Un changement de paradigme s’opère en 2005. Professeur d’histoire à l’Université de Lille 3, Stéphane Michonneau note que « le pouvoir catalaniste souhaite un nouveau statut pour la Catalogne » (7). Le préambule de la Constitution – sans valeur juridique – inscrit de fait que « la Catalogne est une nation ». Le Conseil Constitutionnel casse ce statut l’année suivante. Cette décision est très mal vécue dans la Généralité. Michonneau poursuit : « Les catalanistes en tirent une conclusion : ils ne peuvent pas négocier avec l’État espagnol et la seule voie possible est la sortie de l’Espagne ». Oscillant entre 10% à 15% en 2005, le mouvement indépendantiste passe à 46-48% en 2008. Le créneau devient porteur. Des partis autonomistes comme Convergencia y Unión deviennent indépendantistes. L’enchaînement des mauvaises décisions de Mariano Rajoy permet ensuite au mouvement de gagner du crédit et de devenir majoritaire jusqu’à ce fameux référendum du 1-O.

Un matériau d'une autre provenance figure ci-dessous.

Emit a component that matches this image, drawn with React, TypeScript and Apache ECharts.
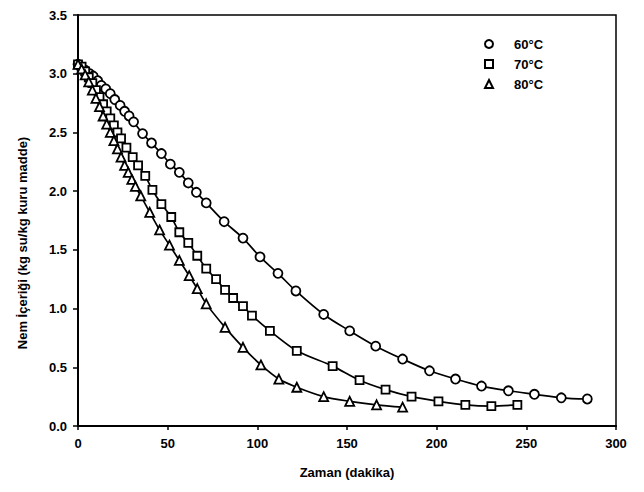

Plus autonomiste qu’indépendantiste
Plus autonomiste qu’indépendantiste, la Catalogne se considère historiquement comme une nation à part entière au sein de l’État espagnol. Mais la revendication de cette identité cache un besoin de rester au sein de l’Espagne. Celui-ci lui apporte en effet une stabilité, une puissance, une voix qu’elle n’aurait pas indépendante. La Catalogne a plus intérêt à se gérer de façon plus ou moins autonome au sein de l’ensemble espagnol qu’à n’être réduit qu’à un État de faible importance au sein d’une géopolitique européenne concurrentielle. Difficile encore de savoir si les récentes aspirations indépendantistes sont une menace envers Madrid afin d’accéder à plus d’autonomie ou un véritable désir d’émancipation. Le comportement de Mariano Rajoy donne cependant du crédit à la cause catalane, qui réussit à se faire entendre au sein de l’opinion publique européenne. Mais six mois après le référendum, les avancées restent faibles et Madrid semble garder la main. La solution à la crise catalane réside alors sûrement dans un nouveau compromis entre aspirations autonomistes voire indépendantistes et rigidité du pouvoir central.
(1) Contrairement au discours des indépendantistes, la communauté de Madrid est désormais la région la plus riche d’Espagne aussi bien en termes de PIB que de PIB par habitant.
(2) « La Catalogne entre deux révoltes face aux Habsbourg et aux Bourbons (XVIème-XVIIIème siècles) : naissance d’une identité ? », intervention prononcée lors d’une conférence organisée le 12 mars dernier à Caen : « La question catalane en Espagne (XVIème-XXIème siècles) ».
(3) Aussi appelée selon les historiens rébellion ou sécession catalane.
(4) « La Catalogne à l’épreuve des tensions de l’Espagne du premier XIXème siècle (1808-1875) », même conférence.
(5) Partido Socialista Obredo Español, Parti socialiste ouvrier espagnol
(6) Partido Popular, équivalent des Républicains outre-Pyrénées
(7) « La construction de l’autonomie politique de la Catalogne de 1931 à nos jours », même conférence.